Take down each entry exactly as written.

### DATA SUPPLIED

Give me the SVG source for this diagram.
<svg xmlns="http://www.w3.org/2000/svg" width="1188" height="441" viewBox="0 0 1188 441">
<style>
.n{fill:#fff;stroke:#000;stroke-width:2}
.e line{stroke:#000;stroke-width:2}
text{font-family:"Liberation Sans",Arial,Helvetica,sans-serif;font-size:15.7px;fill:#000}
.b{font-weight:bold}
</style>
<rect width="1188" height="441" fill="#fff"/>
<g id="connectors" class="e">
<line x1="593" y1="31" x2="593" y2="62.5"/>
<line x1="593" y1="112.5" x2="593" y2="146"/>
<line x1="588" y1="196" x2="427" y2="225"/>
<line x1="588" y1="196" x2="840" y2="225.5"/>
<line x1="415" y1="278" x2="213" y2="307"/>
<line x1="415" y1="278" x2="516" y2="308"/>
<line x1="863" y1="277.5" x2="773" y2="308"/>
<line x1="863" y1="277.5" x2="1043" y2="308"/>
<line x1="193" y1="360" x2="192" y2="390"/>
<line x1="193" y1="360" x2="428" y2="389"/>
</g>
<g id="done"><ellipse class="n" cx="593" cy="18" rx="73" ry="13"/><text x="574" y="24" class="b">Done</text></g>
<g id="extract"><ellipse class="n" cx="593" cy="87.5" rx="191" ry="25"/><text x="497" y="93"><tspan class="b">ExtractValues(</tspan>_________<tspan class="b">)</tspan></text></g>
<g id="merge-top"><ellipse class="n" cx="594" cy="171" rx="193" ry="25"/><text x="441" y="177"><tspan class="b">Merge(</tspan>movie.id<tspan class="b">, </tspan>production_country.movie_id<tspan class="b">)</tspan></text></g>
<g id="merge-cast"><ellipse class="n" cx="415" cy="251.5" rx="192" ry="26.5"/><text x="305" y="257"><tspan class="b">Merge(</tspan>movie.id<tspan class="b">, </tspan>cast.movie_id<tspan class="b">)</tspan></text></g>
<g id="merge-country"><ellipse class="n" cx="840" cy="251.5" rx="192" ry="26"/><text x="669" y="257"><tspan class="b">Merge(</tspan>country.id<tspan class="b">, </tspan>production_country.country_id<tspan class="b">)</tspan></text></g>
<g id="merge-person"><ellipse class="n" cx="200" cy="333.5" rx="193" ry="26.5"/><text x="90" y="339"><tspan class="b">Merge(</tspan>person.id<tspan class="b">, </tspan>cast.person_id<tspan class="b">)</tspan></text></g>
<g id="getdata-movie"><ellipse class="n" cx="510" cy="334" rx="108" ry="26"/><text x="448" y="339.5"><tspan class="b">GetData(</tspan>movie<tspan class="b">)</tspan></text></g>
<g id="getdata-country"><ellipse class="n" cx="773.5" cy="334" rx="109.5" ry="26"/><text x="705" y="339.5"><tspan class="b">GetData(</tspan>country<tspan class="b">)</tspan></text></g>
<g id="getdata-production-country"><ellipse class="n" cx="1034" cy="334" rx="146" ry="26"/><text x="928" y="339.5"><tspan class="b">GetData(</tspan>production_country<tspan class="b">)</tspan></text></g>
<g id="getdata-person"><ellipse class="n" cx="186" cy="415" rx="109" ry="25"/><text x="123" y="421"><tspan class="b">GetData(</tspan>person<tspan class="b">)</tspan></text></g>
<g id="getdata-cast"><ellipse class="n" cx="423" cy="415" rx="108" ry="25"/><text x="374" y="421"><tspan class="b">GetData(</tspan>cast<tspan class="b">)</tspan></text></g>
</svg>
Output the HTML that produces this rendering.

######

■ PROBLEM SOLUTION:
Give me the SVG source for this diagram.
<svg xmlns="http://www.w3.org/2000/svg" width="1188" height="441" viewBox="0 0 1188 441">
<style>
.n{fill:#fff;stroke:#000;stroke-width:2}
.e line{stroke:#000;stroke-width:2}
text{font-family:"Liberation Sans",Arial,Helvetica,sans-serif;font-size:15.7px;fill:#000}
.b{font-weight:bold}
</style>
<rect width="1188" height="441" fill="#fff"/>
<g id="connectors" class="e">
<line x1="593" y1="31" x2="593" y2="62.5"/>
<line x1="593" y1="112.5" x2="593" y2="146"/>
<line x1="588" y1="196" x2="427" y2="225"/>
<line x1="588" y1="196" x2="840" y2="225.5"/>
<line x1="415" y1="278" x2="213" y2="307"/>
<line x1="415" y1="278" x2="516" y2="308"/>
<line x1="863" y1="277.5" x2="773" y2="308"/>
<line x1="863" y1="277.5" x2="1043" y2="308"/>
<line x1="193" y1="360" x2="192" y2="390"/>
<line x1="193" y1="360" x2="428" y2="389"/>
</g>
<g id="done"><ellipse class="n" cx="593" cy="18" rx="73" ry="13"/><text x="574" y="24" class="b">Done</text></g>
<g id="extract"><ellipse class="n" cx="593" cy="87.5" rx="191" ry="25"/><text x="497" y="93"><tspan class="b">ExtractValues(</tspan>_________<tspan class="b">)</tspan></text></g>
<g id="merge-top"><ellipse class="n" cx="594" cy="171" rx="193" ry="25"/><text x="441" y="177"><tspan class="b">Merge(</tspan>movie.id<tspan class="b">, </tspan>production_country.movie_id<tspan class="b">)</tspan></text></g>
<g id="merge-cast"><ellipse class="n" cx="415" cy="251.5" rx="192" ry="26.5"/><text x="305" y="257"><tspan class="b">Merge(</tspan>movie.id<tspan class="b">, </tspan>cast.movie_id<tspan class="b">)</tspan></text></g>
<g id="merge-country"><ellipse class="n" cx="840" cy="251.5" rx="192" ry="26"/><text x="669" y="257"><tspan class="b">Merge(</tspan>country.id<tspan class="b">, </tspan>production_country.country_id<tspan class="b">)</tspan></text></g>
<g id="merge-person"><ellipse class="n" cx="200" cy="333.5" rx="193" ry="26.5"/><text x="90" y="339"><tspan class="b">Merge(</tspan>person.id<tspan class="b">, </tspan>cast.person_id<tspan class="b">)</tspan></text></g>
<g id="getdata-movie"><ellipse class="n" cx="510" cy="334" rx="108" ry="26"/><text x="448" y="339.5"><tspan class="b">GetData(</tspan>movie<tspan class="b">)</tspan></text></g>
<g id="getdata-country"><ellipse class="n" cx="773.5" cy="334" rx="109.5" ry="26"/><text x="705" y="339.5"><tspan class="b">GetData(</tspan>country<tspan class="b">)</tspan></text></g>
<g id="getdata-production-country"><ellipse class="n" cx="1034" cy="334" rx="146" ry="26"/><text x="928" y="339.5"><tspan class="b">GetData(</tspan>production_country<tspan class="b">)</tspan></text></g>
<g id="getdata-person"><ellipse class="n" cx="186" cy="415" rx="109" ry="25"/><text x="123" y="421"><tspan class="b">GetData(</tspan>person<tspan class="b">)</tspan></text></g>
<g id="getdata-cast"><ellipse class="n" cx="423" cy="415" rx="108" ry="25"/><text x="374" y="421"><tspan class="b">GetData(</tspan>cast<tspan class="b">)</tspan></text></g>
</svg>
Output the HTML that produces this rendering.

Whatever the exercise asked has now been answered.